Location
- 4250 Pleasant Hill Road Kissimmee, Florida 34746 United States

Information
- School district: Osceola County
- Principal: La Tonia Harris
- Staff: 82.50 (FTE)
- Grades: 9-12
- Enrollment: 1,969 (2019-20)
- Student to teacher ratio: 19.55
- Language: English
- Hours in school day: 7:15am – 2:10pm 7:15am – 1:10pm (Wednesdays)
- Campus type: Suburban
- Athletics: Yes
- Athletics conference: Orange Belt Conference
- Sports: Yes
- Mascot: Charger
- Website: https://lbhs.osceolaschools.net/

= Liberty High School (Kissimmee, Florida) =

Liberty High School is located in unincorporated Osceola County, Florida, near Kissimmee. It is in the School District of Osceola County, Florida.

==Special programs==
===Advancement Via Individual Determination===
Liberty High School participates in the Advancement Via Individual Determination (AVID) program. This program helps prepare students in the academic middle for post-secondary education.

===Cambridge Program===
Liberty High School has discontinued the Cambridge International Examination Program. There was only one cohort of students who finished all 4 years.

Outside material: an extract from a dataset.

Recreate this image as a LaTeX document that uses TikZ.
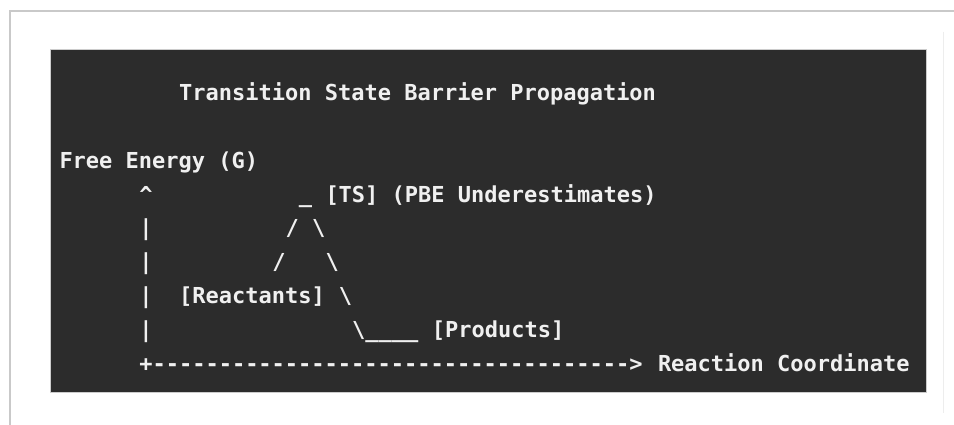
\documentclass[tikz,border=0pt]{standalone}
\usepackage{fontspec}
\newfontfamily\mono{DejaVu Sans Mono}
\definecolor{codebg}{HTML}{2C2C2C}
\definecolor{codefg}{HTML}{F0F0F0}
\definecolor{framegray}{HTML}{C9C9C9}
\definecolor{faintgray}{HTML}{EDEDED}
\definecolor{shadowgray}{HTML}{9A9A9A}
\newcommand\gx[1]{59.5+#1*13.3}
\newcommand\gy[1]{100.8+#1*33.8}
\begin{document}
\begin{tikzpicture}[x=1pt,y=-1pt,
  ascii/.style={anchor=base west, inner sep=0pt, outer sep=0pt, text=codefg,
    font=\mono\bfseries\fontsize{22}{22}\selectfont}]
\useasboundingbox (0,0) rectangle (954,425);
\fill[white] (0,0) rectangle (954,425);
% outer frame
\draw[framegray, line width=1.5pt] (10,425) -- (10,11) -- (954,11);
\draw[faintgray, line width=1pt] (943,32) -- (943,413);
% code block
\draw[shadowgray, line width=1.2pt, opacity=0.5] (51,50) rectangle (926,392);
\fill[codebg] (51,50) rectangle (926,392);
% row 0
\node[ascii] (title) at ({\gx{9}},{\gy{0}}) {Transition State Barrier Propagation};
% row 2
\node[ascii] (ylabel) at ({\gx{0}},{\gy{2}}) {Free Energy (G)};
% row 3
\node[ascii] (yarrow) at ({\gx{6}},{\gy{3}}) {\textasciicircum};
\node[ascii] (tsbar) at ({\gx{18}},{\gy{3}}) {\_};
\node[ascii] (ts) at ({\gx{20}},{\gy{3}}) {[TS] (PBE Underestimates)};
% row 4
\node[ascii] (bar4) at ({\gx{6}},{\gy{4}}) {|};
\node[ascii] (up4) at ({\gx{17}},{\gy{4}}) {/};
\node[ascii] (dn4) at ({\gx{19}},{\gy{4}}) {\textbackslash};
% row 5
\node[ascii] (bar5) at ({\gx{6}},{\gy{5}}) {|};
\node[ascii] (up5) at ({\gx{16}},{\gy{5}}) {/};
\node[ascii] (dn5) at ({\gx{20}},{\gy{5}}) {\textbackslash};
% row 6
\node[ascii] (bar6) at ({\gx{6}},{\gy{6}}) {|};
\node[ascii] (reac) at ({\gx{9}},{\gy{6}}) {[Reactants]};
\node[ascii] (dn6) at ({\gx{21}},{\gy{6}}) {\textbackslash};
% row 7
\node[ascii] (bar7) at ({\gx{6}},{\gy{7}}) {|};
\node[ascii] (dn7) at ({\gx{22}},{\gy{7}}) {\textbackslash\_\_\_\_};
\node[ascii] (prod) at ({\gx{28}},{\gy{7}}) {[Products]};
% row 8
\node[ascii] (xaxis) at ({\gx{6}},{\gy{8}}) {+-{}-{}-{}-{}-{}-{}-{}-{}-{}-{}-{}-{}-{}-{}-{}-{}-{}-{}-{}-{}-{}-{}-{}-{}-{}-{}-{}-{}-{}-{}-{}-{}-{}-{}-{}-{}>};
\node[ascii] (xlabel) at ({\gx{45}},{\gy{8}}) {Reaction Coordinate};
\end{tikzpicture}
\end{document}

==Extracurricular activities==
Liberty has a comprehensive list of clubs and other extra curricular activities in which students may be engaged, including athletics, Ambassadors, band, drama (which has most of the awards rating superior in many of their shows including one MAINSTAGE "clean house"), digital design, Environmental Club, FFA, Army JROTC, Keyettes, National Honor Society, National Technical Honor Society, Web Design, and Skills USA. LHS also offers many varsity sports: football, golf, cross country, swim & dive, volleyball, wrestling, competitive cheer, basketball, soccer, tennis, baseball, softball and weight lifting.